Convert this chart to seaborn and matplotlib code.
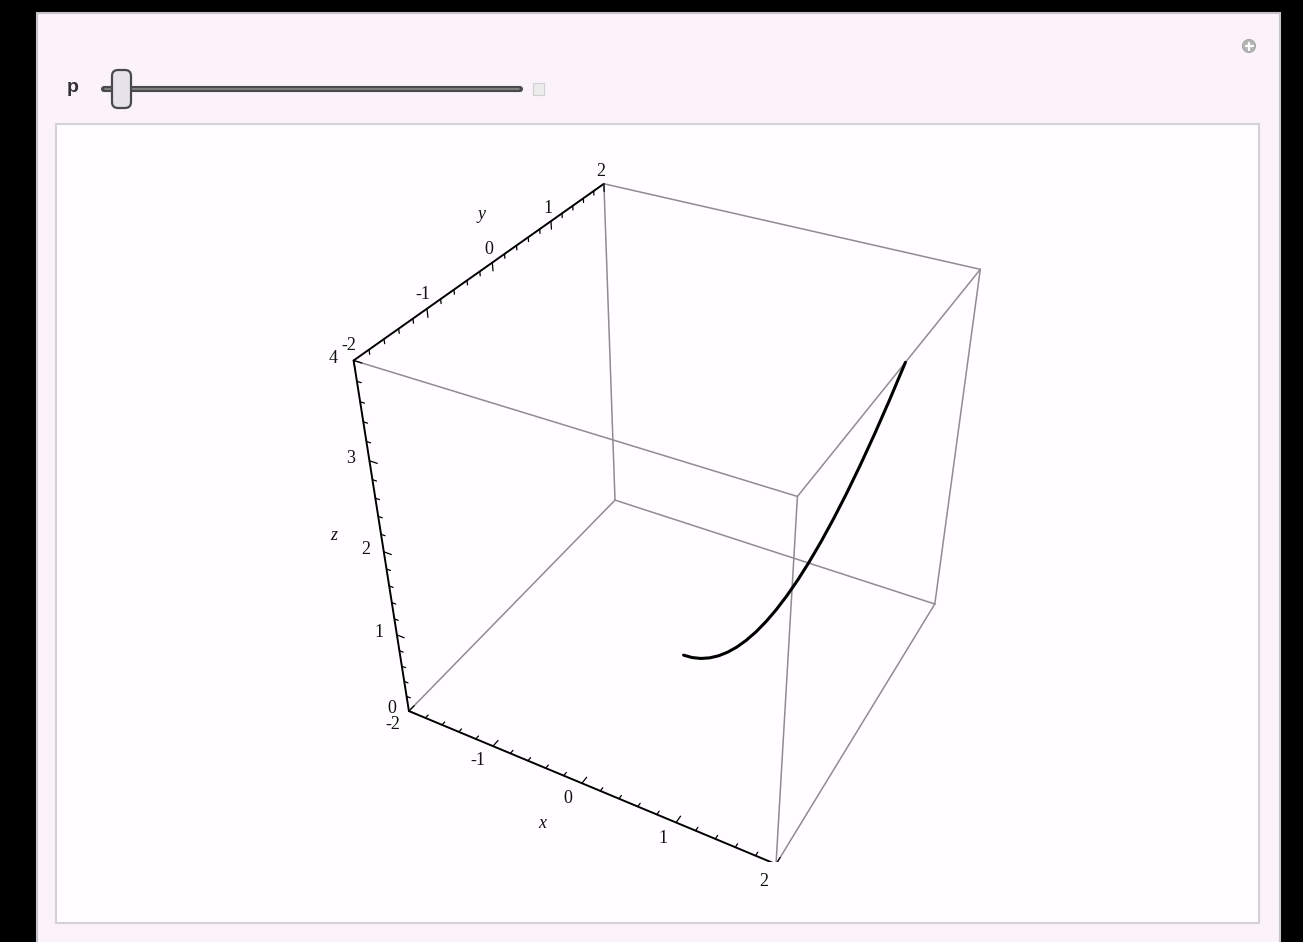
import numpy as np
import matplotlib
matplotlib.use("Agg")
import matplotlib.pyplot as plt
import seaborn as sns
from matplotlib.patches import Rectangle, FancyBboxPatch, Circle
from matplotlib.lines import Line2D
from matplotlib.transforms import Affine2D

# ---------------- data ----------------
x_range = [-2, 2]
y_range = [-2, 2]
z_range = [0, 4]
x_ticks = [-2, -1, 0, 1, 2]
y_ticks = [-2, -1, 0, 1, 2]
z_ticks = [0, 1, 2, 3, 4]
x_tick_labels = ["-2", "-1", "0", "1", "2"]
y_tick_labels = ["-2", "-1", "0", "1", "2"]
z_tick_labels = ["0", "1", "2", "3", "4"]
axis_labels = ["x", "y", "z"]
slider_label = "p"

curve_x = [0.0, 0.1, 0.2, 0.3, 0.4, 0.5, 0.6, 0.7, 0.8, 0.9, 1.0,
           1.1, 1.2, 1.3, 1.4, 1.5, 1.6, 1.7, 1.8, 1.9, 2.0]
curve_y = [0.0, 0.0, 0.001, 0.003, 0.005, 0.008, 0.011, 0.015, 0.019, 0.024, 0.03,
           0.036, 0.043, 0.051, 0.059, 0.068, 0.077, 0.087, 0.097, 0.108, 0.12]
curve_z = [0.0, 0.01, 0.04, 0.09, 0.16, 0.25, 0.36, 0.49, 0.64, 0.81, 1.0,
           1.21, 1.44, 1.69, 1.96, 2.25, 2.56, 2.89, 3.24, 3.61, 4.0]

sns.set_theme(style="white")
plt.rcParams["font.family"] = ["Liberation Serif", "DejaVu Serif"]

W, H = 1303, 942
fig = plt.figure(figsize=(W / 100, H / 100), dpi=100)
fig.patch.set_facecolor("black")
pix = Affine2D().scale(1, -1).translate(0, H)   # image pixels, y downward

# ---- window frame (Manipulate panel) ----
fig.add_artist(Rectangle((37, 13), 1243, 940, transform=pix, facecolor="#fbf2fa",
                         edgecolor="#c4c4c8", lw=1.5, zorder=-10))
fig.add_artist(Rectangle((56, 124), 1203, 799, transform=pix, facecolor="#fffdff",
                         edgecolor="#d4d2d6", lw=1.5, zorder=-9))
# slider
fig.add_artist(Line2D([104, 520], [89, 89], transform=pix, color="#4a4a4a", lw=4.4,
                      solid_capstyle="round", zorder=-6))
fig.add_artist(Line2D([105, 519], [89, 89], transform=pix, color="#8a8a8c", lw=1.2,
                      solid_capstyle="round", zorder=-5))
fig.add_artist(FancyBboxPatch((112, 70), 19, 38, boxstyle="round,pad=0,rounding_size=6",
                              transform=pix, facecolor="#e6e4ea", edgecolor="#4a4a4a",
                              lw=1.6, zorder=-4))
fig.text(73 / W, 1 - 88 / H, slider_label, family=["Liberation Sans"], fontsize=14,
         weight="bold", color="#333333", ha="center", va="center")
fig.add_artist(Rectangle((533, 83), 11, 12, transform=pix, facecolor="#ececec",
                         edgecolor="#d0d0d0", lw=0.8, zorder=-4))
fig.add_artist(Circle((1249, 46), 6.5, transform=pix, facecolor="#b4b4b4",
                      edgecolor="#a8a8a8", lw=0.8, zorder=-4))
fig.add_artist(Line2D([1245.5, 1252.5], [46, 46], transform=pix, color="white", lw=1.6, zorder=-3))
fig.add_artist(Line2D([1249, 1249], [42.5, 49.5], transform=pix, color="white", lw=1.6, zorder=-3))

# ---- 3D axes (view matching Mathematica's default ViewPoint) ----
ax = fig.add_axes([319.9 / W, 79.6 / H, 708.2 / W, 708.2 / H], projection="3d")
ax.set_xlim(x_range)
ax.set_ylim(y_range)
ax.set_zlim(z_range)
ax.set_box_aspect((1, 1, 1))
ax.view_init(elev=36.16, azim=-61.70, roll=0.0)
ax.set_proj_type("persp", focal_length=0.373)
ax.set_axis_off()
ax.set_facecolor((1, 1, 1, 0))
ax.computed_zorder = False

# ---- box edges ----
gray = "#8e8c90"
for yv in y_range:
    for zv in z_range:
        isax = (yv == y_range[0] and zv == z_range[0])
        ax.plot(x_range, [yv, yv], [zv, zv], color="black" if isax else gray,
                lw=1.4 if isax else 1.1, zorder=2)
for xv in x_range:
    for zv in z_range:
        isax = (xv == x_range[0] and zv == z_range[1])
        ax.plot([xv, xv], y_range, [zv, zv], color="black" if isax else gray,
                lw=1.4 if isax else 1.1, zorder=2)
for xv in x_range:
    for yv in y_range:
        isax = (xv == x_range[0] and yv == y_range[0])
        ax.plot([xv, xv], [yv, yv], z_range, color="black" if isax else gray,
                lw=1.4 if isax else 1.1, zorder=2)

# ---- ticks (major at integers, minor every 0.2) ----
for v in np.arange(x_range[0], x_range[1] + 0.001, 0.2):
    L = 0.085 if abs(v - round(v)) < 1e-6 else 0.045
    ax.plot([v, v], [y_range[0], y_range[0] + L], [z_range[0]] * 2, color="black", lw=0.9, zorder=3)
for v in np.arange(y_range[0], y_range[1] + 0.001, 0.2):
    L = 0.085 if abs(v - round(v)) < 1e-6 else 0.045
    ax.plot([x_range[0]] * 2, [v, v], [z_range[1], z_range[1] - L], color="black", lw=0.9, zorder=3)
for v in np.arange(z_range[0], z_range[1] + 0.001, 0.2):
    L = 0.085 if abs(v - round(v)) < 1e-6 else 0.045
    ax.plot([x_range[0], x_range[0] + L], [y_range[0]] * 2, [v, v], color="black", lw=0.9, zorder=3)

# ---- labels: 3D anchor points projected with the axes' own projection ----
M = ax.get_proj()


def label3d(xv, yv, zv, s, **kw):
    h = np.array([xv, yv, zv, 1.0]) @ M.T
    ax.text2D(h[0] / h[3], h[1] / h[3], s, transform=ax.transData,
              ha="center", va="center", **kw)


fs = 13
for v, s in zip(x_ticks, x_tick_labels):
    label3d(v, -2.25, 0.04, s, fontsize=fs, color="#111111")
for v, s in zip(y_ticks, y_tick_labels):
    label3d(-2.03, v, 4.13, s, fontsize=fs, color="#111111")
for v, s in zip(z_ticks, z_tick_labels):
    label3d(-2.17, -2.05, v, s, fontsize=fs, color="#111111")
label3d(0, -2.67, 0.12, axis_labels[0], fontsize=fs, style="italic", color="#111111")
label3d(-2.07, 0, 4.46, axis_labels[1], fontsize=fs, style="italic", color="#111111")
label3d(-2.55, -2.03, 2.0, axis_labels[2], fontsize=fs, style="italic", color="#111111")

# ---- curve ----
ax.plot(curve_x, curve_y, curve_z, color="black", lw=2.2, solid_capstyle="round", zorder=10)

fig.savefig("out.png", dpi=100, facecolor=fig.get_facecolor())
------------------------
Stated exercise:
Print, exactly as written, the lines above from the first one to the one containing "from matplotlib.transforms import Affine2D". Leave out pictures.

Solution below:
Convert this chart to seaborn and matplotlib code.
import numpy as np
import matplotlib
matplotlib.use("Agg")
import matplotlib.pyplot as plt
import seaborn as sns
from matplotlib.patches import Rectangle, FancyBboxPatch, Circle
from matplotlib.lines import Line2D
from matplotlib.transforms import Affine2D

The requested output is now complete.